- Source code of charts:
######
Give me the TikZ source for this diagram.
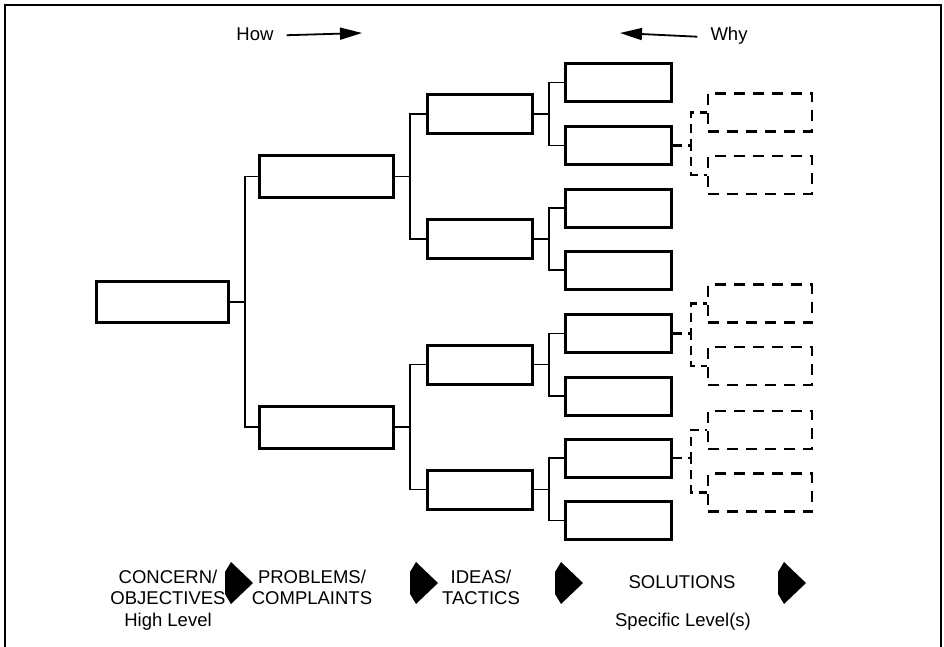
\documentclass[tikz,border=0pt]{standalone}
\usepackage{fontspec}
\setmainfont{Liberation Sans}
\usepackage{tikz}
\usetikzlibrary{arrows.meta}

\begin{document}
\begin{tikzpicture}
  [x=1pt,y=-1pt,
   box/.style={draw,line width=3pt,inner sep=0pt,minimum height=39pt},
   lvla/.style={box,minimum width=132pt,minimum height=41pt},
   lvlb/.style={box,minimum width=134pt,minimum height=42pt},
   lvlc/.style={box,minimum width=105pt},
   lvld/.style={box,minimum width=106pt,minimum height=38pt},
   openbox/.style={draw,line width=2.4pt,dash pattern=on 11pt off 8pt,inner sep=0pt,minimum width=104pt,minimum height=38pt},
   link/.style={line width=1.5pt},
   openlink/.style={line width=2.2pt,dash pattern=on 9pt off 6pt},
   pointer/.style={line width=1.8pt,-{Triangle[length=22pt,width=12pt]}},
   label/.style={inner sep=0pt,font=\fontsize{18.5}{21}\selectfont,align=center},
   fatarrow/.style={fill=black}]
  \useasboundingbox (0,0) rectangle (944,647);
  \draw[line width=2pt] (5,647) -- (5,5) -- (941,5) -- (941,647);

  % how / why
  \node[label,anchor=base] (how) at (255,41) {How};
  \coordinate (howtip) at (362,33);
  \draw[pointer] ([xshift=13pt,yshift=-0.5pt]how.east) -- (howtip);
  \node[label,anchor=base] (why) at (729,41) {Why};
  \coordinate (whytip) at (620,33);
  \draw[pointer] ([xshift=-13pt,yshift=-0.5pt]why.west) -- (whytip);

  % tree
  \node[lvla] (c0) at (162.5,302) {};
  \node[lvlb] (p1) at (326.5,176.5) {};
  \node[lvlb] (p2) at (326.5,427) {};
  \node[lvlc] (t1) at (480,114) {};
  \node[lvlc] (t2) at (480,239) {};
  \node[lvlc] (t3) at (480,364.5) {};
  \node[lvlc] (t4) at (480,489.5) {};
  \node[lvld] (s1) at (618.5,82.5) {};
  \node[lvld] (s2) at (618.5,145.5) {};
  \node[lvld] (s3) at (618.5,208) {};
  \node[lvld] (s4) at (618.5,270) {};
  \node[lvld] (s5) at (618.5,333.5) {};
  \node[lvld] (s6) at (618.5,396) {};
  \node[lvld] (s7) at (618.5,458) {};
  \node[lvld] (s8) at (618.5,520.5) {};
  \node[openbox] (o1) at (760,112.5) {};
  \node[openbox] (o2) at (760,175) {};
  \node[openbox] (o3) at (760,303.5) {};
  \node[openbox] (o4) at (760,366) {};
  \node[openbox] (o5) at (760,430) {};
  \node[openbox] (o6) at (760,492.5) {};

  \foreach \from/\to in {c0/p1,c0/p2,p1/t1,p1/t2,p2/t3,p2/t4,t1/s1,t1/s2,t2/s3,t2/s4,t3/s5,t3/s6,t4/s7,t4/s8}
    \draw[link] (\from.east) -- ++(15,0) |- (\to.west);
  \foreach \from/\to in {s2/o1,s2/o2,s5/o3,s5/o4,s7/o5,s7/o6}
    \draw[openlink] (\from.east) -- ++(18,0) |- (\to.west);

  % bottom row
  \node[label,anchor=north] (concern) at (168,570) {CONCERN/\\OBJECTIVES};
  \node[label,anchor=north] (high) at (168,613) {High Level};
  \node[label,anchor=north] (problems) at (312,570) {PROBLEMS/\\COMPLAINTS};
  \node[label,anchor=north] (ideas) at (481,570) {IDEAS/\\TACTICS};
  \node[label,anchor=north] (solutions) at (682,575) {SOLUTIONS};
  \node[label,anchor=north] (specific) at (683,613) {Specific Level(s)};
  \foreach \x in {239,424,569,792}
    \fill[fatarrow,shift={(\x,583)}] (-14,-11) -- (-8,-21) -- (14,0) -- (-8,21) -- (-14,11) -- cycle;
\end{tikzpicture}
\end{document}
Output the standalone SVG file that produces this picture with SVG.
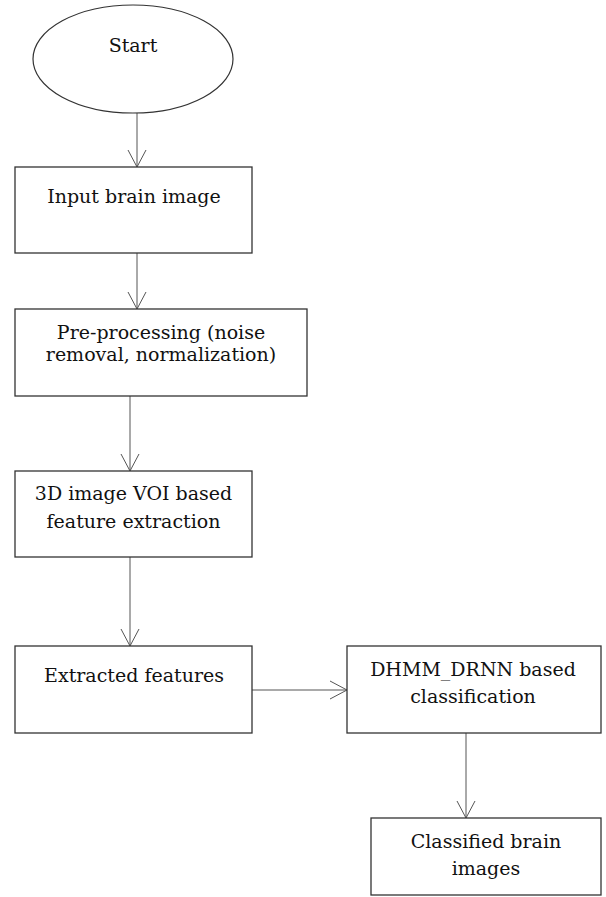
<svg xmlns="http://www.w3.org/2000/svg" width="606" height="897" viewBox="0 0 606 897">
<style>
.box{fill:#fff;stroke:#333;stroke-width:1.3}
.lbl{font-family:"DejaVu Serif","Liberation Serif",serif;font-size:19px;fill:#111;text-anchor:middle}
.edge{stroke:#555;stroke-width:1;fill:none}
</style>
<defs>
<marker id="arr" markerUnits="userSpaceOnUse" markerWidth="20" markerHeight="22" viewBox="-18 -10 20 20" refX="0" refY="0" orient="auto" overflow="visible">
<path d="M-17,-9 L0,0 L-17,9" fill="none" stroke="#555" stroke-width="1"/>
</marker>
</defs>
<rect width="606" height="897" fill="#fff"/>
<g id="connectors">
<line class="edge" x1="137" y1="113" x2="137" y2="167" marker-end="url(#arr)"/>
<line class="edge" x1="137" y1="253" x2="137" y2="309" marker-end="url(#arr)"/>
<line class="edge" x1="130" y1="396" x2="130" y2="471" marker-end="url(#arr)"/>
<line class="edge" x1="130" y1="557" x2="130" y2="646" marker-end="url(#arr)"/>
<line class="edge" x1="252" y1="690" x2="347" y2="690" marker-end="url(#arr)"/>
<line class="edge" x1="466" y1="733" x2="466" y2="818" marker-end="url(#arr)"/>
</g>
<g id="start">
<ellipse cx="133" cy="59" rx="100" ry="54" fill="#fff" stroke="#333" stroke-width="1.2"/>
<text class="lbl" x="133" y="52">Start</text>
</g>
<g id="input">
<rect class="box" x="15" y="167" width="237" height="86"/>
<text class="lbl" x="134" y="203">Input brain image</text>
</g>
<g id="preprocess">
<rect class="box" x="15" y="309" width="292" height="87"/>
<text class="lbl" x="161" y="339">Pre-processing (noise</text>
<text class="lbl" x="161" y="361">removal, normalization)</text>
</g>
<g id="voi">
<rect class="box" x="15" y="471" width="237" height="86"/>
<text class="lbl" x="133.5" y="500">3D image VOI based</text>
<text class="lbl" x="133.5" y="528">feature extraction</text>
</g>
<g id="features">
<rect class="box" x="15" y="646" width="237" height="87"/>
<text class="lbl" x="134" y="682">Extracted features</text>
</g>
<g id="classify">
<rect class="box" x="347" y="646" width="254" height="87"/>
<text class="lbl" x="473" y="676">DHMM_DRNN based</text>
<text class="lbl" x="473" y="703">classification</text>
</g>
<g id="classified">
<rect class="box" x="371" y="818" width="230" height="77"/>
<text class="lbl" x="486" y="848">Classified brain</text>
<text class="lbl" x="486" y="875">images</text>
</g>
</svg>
######
- TASK TO CARRY OUT: Quote, exactly and only, the lines from the first line of the data above through the line containing "(941,5) -- (941,647);". The pictures do not belong in it.

- RESULT:
Give me the TikZ source for this diagram.
\documentclass[tikz,border=0pt]{standalone}
\usepackage{fontspec}
\setmainfont{Liberation Sans}
\usepackage{tikz}
\usetikzlibrary{arrows.meta}

\begin{document}
\begin{tikzpicture}
  [x=1pt,y=-1pt,
   box/.style={draw,line width=3pt,inner sep=0pt,minimum height=39pt},
   lvla/.style={box,minimum width=132pt,minimum height=41pt},
   lvlb/.style={box,minimum width=134pt,minimum height=42pt},
   lvlc/.style={box,minimum width=105pt},
   lvld/.style={box,minimum width=106pt,minimum height=38pt},
   openbox/.style={draw,line width=2.4pt,dash pattern=on 11pt off 8pt,inner sep=0pt,minimum width=104pt,minimum height=38pt},
   link/.style={line width=1.5pt},
   openlink/.style={line width=2.2pt,dash pattern=on 9pt off 6pt},
   pointer/.style={line width=1.8pt,-{Triangle[length=22pt,width=12pt]}},
   label/.style={inner sep=0pt,font=\fontsize{18.5}{21}\selectfont,align=center},
   fatarrow/.style={fill=black}]
  \useasboundingbox (0,0) rectangle (944,647);
  \draw[line width=2pt] (5,647) -- (5,5) -- (941,5) -- (941,647);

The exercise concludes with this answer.